Pemex is planning to set up a new company to explore and produce shale gas and deep-water oil within the borders of its North American neighbour, its rookie chief executive told the Wall Street Journal in an interview.
The move is part of an ambitious plan by 38-year-old chief executive Emilio Lozoya to stem years of falling production, and will represent the first step in Pemex’s push to becoming an international oil company.
“Pemex will be starting a new company that will work on the shale-gas and shale-oil fields in the US and in the deep-water side of the US,” Lozoya told the newspaper. “The geology is similar and we can benefit from numerous areas of collaboration with international oil companies.”
The revelation comes as Mexican President Enrique Pena Nieto moves to overhaul the Latin American country’s energy industry by allowing private companies to share in oil profits for the first time in seven decades in a bid to stimulate lagging domestic production.
Pemex has explored solely within its domestic borders as it has become the world’s fifth largest crude producer.
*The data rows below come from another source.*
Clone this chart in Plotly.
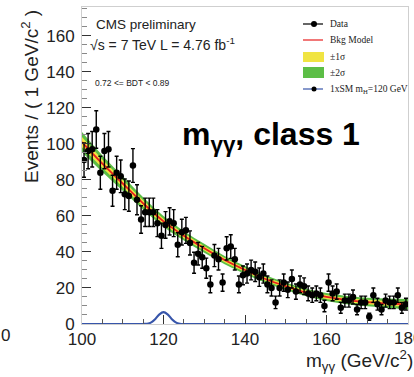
import numpy as np
import plotly.graph_objects as go

# ---------------- data ----------------
bin_centers = [100.5 + i for i in range(80)]
data_counts = [91, 96, 97, 108, 84, 96, 97, 74, 84, 82,
               72, 71, 88, 69, 58, 62, 62, 62, 56, 49,
               55, 57, 56, 44, 51, 52, 45, 34, 39, 37,
               31, 22, 38, 36, 23, 42, 43, 36, 22, 27,
               28, 30, 29, 26, 28, 22, 20, 12, 20, 23,
               19, 25, 18, 22, 21, 17, 16, 17, 16, 10,
               23, 17, 18, 9, 13, 13, 15, 8, 12, 12,
               4, 16, 11, 8, 13, 12, 12, 16, 9, 11]

bkg_mass = [100, 105, 110, 115, 120, 125, 130, 135, 140, 145, 150, 155, 160, 165, 170, 175, 180]
bkg_model = [101, 89, 78, 67, 57, 49, 42, 35.5, 30, 25, 21, 17.5, 15, 13.3, 12.2, 11.5, 11]
sigma1 = [2.8, 2.3, 2.0, 1.7, 1.5, 1.35, 1.25, 1.15, 1.1, 1.05, 1.05, 1.05, 1.1, 1.15, 1.2, 1.3, 1.45]
sigma2 = [5.6, 4.6, 4.0, 3.4, 3.0, 2.7, 2.5, 2.3, 2.2, 2.1, 2.1, 2.1, 2.2, 2.3, 2.4, 2.6, 2.9]

sig_mass = [100, 115, 116, 117, 118, 119, 120, 121, 122, 123, 124, 125, 180]
sig_vals = [0, 0, 0.15, 0.9, 2.8, 5.4, 6.6, 5.4, 2.8, 0.9, 0.15, 0, 0]

x_ticks = [100, 120, 140, 160, 180]
y_ticks = [0, 20, 40, 60, 80, 100, 120, 140, 160]

# ---------------- figure ----------------
W, H = 414, 377
def px(x):
    return x / W
def py(y):
    return (H - y) / H

bkg = np.array(bkg_model)
s1 = np.array(sigma1)
s2 = np.array(sigma2)

GREEN = "rgb(92,190,70)"
YELLOW = "rgb(240,228,66)"
RED = "rgb(232,30,30)"
BLUE = "rgb(55,85,170)"

fig = go.Figure()
# +-2 sigma band
fig.add_trace(go.Scatter(x=bkg_mass, y=bkg + s2, mode="lines", line=dict(width=0, shape="spline"),
                         showlegend=False, hoverinfo="skip"))
fig.add_trace(go.Scatter(x=bkg_mass, y=bkg - s2, mode="lines", line=dict(width=0, shape="spline"),
                         fill="tonexty", fillcolor=GREEN, showlegend=False, hoverinfo="skip"))
# +-1 sigma band
fig.add_trace(go.Scatter(x=bkg_mass, y=bkg + s1, mode="lines", line=dict(width=0, shape="spline"),
                         showlegend=False, hoverinfo="skip"))
fig.add_trace(go.Scatter(x=bkg_mass, y=bkg - s1, mode="lines", line=dict(width=0, shape="spline"),
                         fill="tonexty", fillcolor=YELLOW, showlegend=False, hoverinfo="skip"))
# background model
fig.add_trace(go.Scatter(x=bkg_mass, y=bkg_model, mode="lines",
                         line=dict(color=RED, width=1.8, shape="spline"), showlegend=False))
# data
fig.add_trace(go.Scatter(x=bin_centers, y=data_counts, mode="markers",
                         marker=dict(color="black", size=6.5),
                         error_y=dict(type="data", array=np.sqrt(data_counts), color="black",
                                      thickness=1.4, width=2),
                         error_x=dict(type="constant", value=0.5, color="black", thickness=1, width=0),
                         showlegend=False))
# signal
fig.add_trace(go.Scatter(x=sig_mass, y=sig_vals, mode="lines",
                         line=dict(color=BLUE, width=2.2, shape="spline", smoothing=0.8),
                         showlegend=False, cliponaxis=False))

axis_font = dict(family="Liberation Sans, Arial, sans-serif", size=17, color="#222")
fig.update_xaxes(range=[100, 180], domain=[px(82), px(408)], tickvals=x_ticks,
                 ticks="inside", ticklen=9, tickcolor="#333", tickwidth=1,
                 minor=dict(ticks="inside", ticklen=5, dtick=5, tickcolor="#555", tickwidth=1),
                 showline=True, linecolor="#cfcfcf", linewidth=1, mirror=True,
                 showgrid=False, zeroline=False, tickfont=axis_font, automargin=False)
fig.update_yaxes(range=[0, 176], domain=[py(324), py(7)], tickvals=y_ticks,
                 ticks="inside", ticklen=9, tickcolor="#333", tickwidth=1,
                 minor=dict(ticks="inside", ticklen=5, dtick=5, tickcolor="#888", tickwidth=1),
                 showline=True, linecolor="#cfcfcf", linewidth=1, mirror=True,
                 showgrid=False, zeroline=False, tickfont=axis_font, ticklabelstandoff=3,
                 automargin=False)

ann = []
def add_text(x, y, text, font, xanchor="center", yanchor="middle", **kw):
    ann.append(dict(x=px(x), y=py(y), xref="paper", yref="paper", text=text, showarrow=False,
                    xanchor=xanchor, yanchor=yanchor, font=font, **kw))

sans = "Liberation Sans, Arial, sans-serif"
# axis titles
add_text(30, 97, "Events / ( 1 GeV/c<sup>2</sup> )", dict(family=sans, size=19, color="#222"), textangle=-90)
add_text(415, 360, "m<sub>γγ</sub> (GeV/c<sup>2</sup>)", dict(family=sans, size=19, color="#222"),
         xanchor="right")
# cut-off last x label and stray label of neighbouring panel
add_text(408, 338, "180", axis_font)
add_text(5, 335, "0", axis_font)
# CMS texts
add_text(94, 25, "CMS preliminary", dict(family=sans, size=13.5, color="#222"), xanchor="left")
add_text(88, 44, "√s = 7 TeV L = 4.76 fb<sup>-1</sup>", dict(family=sans, size=14, color="#222"),
         xanchor="left")
add_text(93, 83, "0.72 &lt;= BDT &lt; 0.89", dict(family=sans, size=8.5, color="#222"), xanchor="left")
# big label
add_text(180, 136, "<b>m<sub>γγ</sub>, class 1</b>", dict(family=sans, size=32, color="black"),
         xanchor="left")

# legend (manual)
shapes = []
leg_font = dict(family="Liberation Serif, Times New Roman, serif", size=9.5, color="#222")
leg_items = [("Data", 24), ("Bkg Model", 40), ("±1σ", 57), ("±2σ", 73), ("1xSM m<sub>H</sub>=120 GeV", 89)]
for text, yy in leg_items:
    add_text(328, yy, text, leg_font, xanchor="left")
shapes.append(dict(type="line", xref="paper", yref="paper", x0=px(303), x1=px(323), y0=py(24), y1=py(24),
                   line=dict(color="black", width=1.2)))
shapes.append(dict(type="circle", xref="paper", yref="paper", x0=px(311), x1=px(317), y0=py(27), y1=py(21),
                   fillcolor="black", line=dict(color="black", width=0)))
shapes.append(dict(type="line", xref="paper", yref="paper", x0=px(303), x1=px(323), y0=py(40), y1=py(40),
                   line=dict(color=RED, width=1.2)))
shapes.append(dict(type="rect", xref="paper", yref="paper", x0=px(303), x1=px(324), y0=py(62), y1=py(52),
                   fillcolor=YELLOW, line=dict(width=0)))
shapes.append(dict(type="rect", xref="paper", yref="paper", x0=px(303), x1=px(324), y0=py(78), y1=py(67),
                   fillcolor=GREEN, line=dict(width=0)))
shapes.append(dict(type="line", xref="paper", yref="paper", x0=px(303), x1=px(323), y0=py(89), y1=py(89),
                   line=dict(color=BLUE, width=1.2)))
shapes.append(dict(type="circle", xref="paper", yref="paper", x0=px(311.5), x1=px(316.5), y0=py(91.5), y1=py(86.5),
                   fillcolor="black", line=dict(color="black", width=0)))

fig.update_layout(width=W, height=H, margin=dict(l=0, r=0, t=0, b=0),
                  paper_bgcolor="white", plot_bgcolor="white",
                  annotations=ann, shapes=shapes, showlegend=False)

fig.write_html("out.html")
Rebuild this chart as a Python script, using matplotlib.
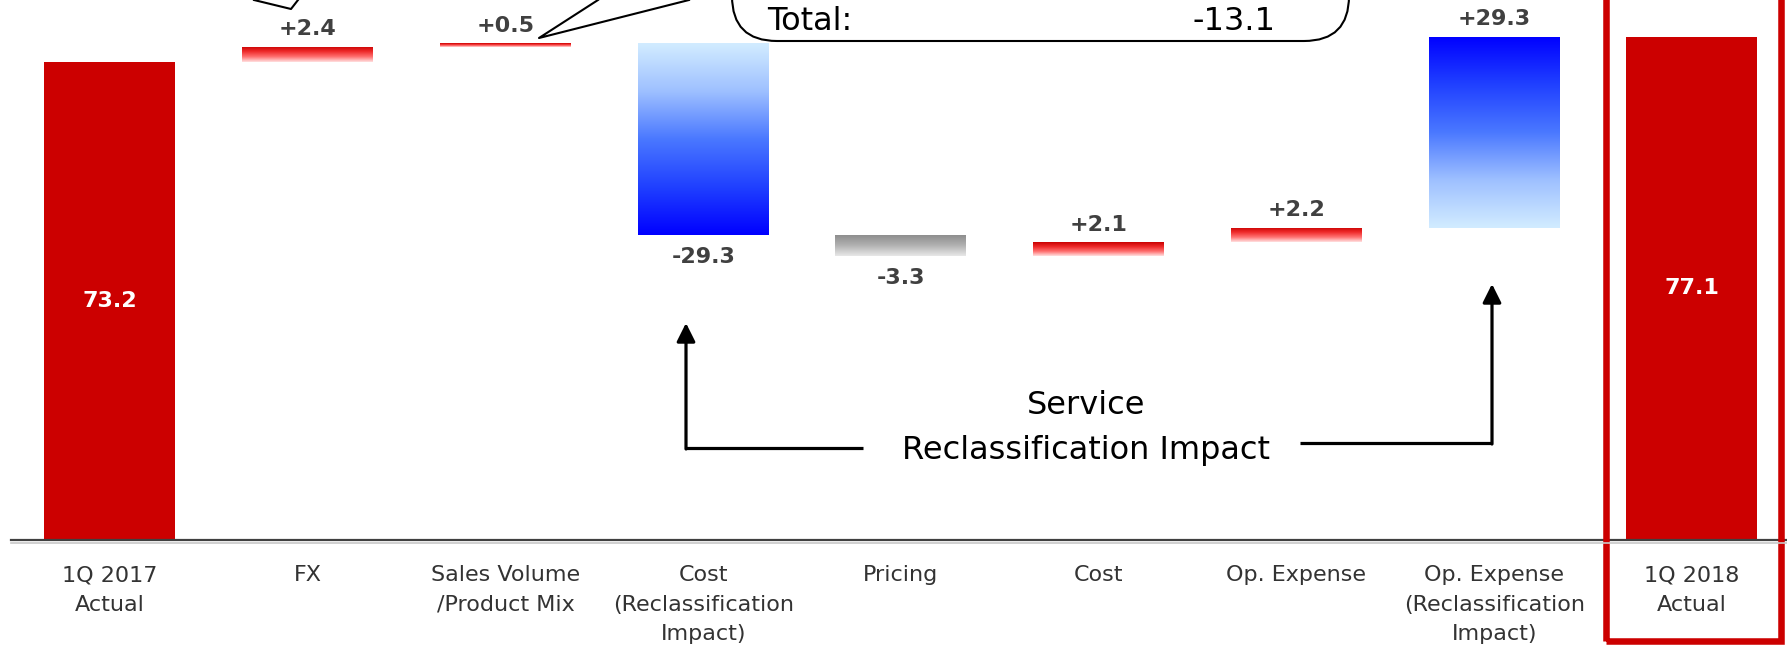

It has little experience with the complicated drilling and completions required in shale and deep-water fields.
Most of Mexico’s deep-water prospects remain untapped, and the US estimates the country could hold the world’s fourth largest shale resources. Mexico’s oil production has dropped from a high of 3.4 million barrels per day to 2.5 million bpd in the past 10 years.
Lozoya told the Journal that the new company should be created by the end of the year.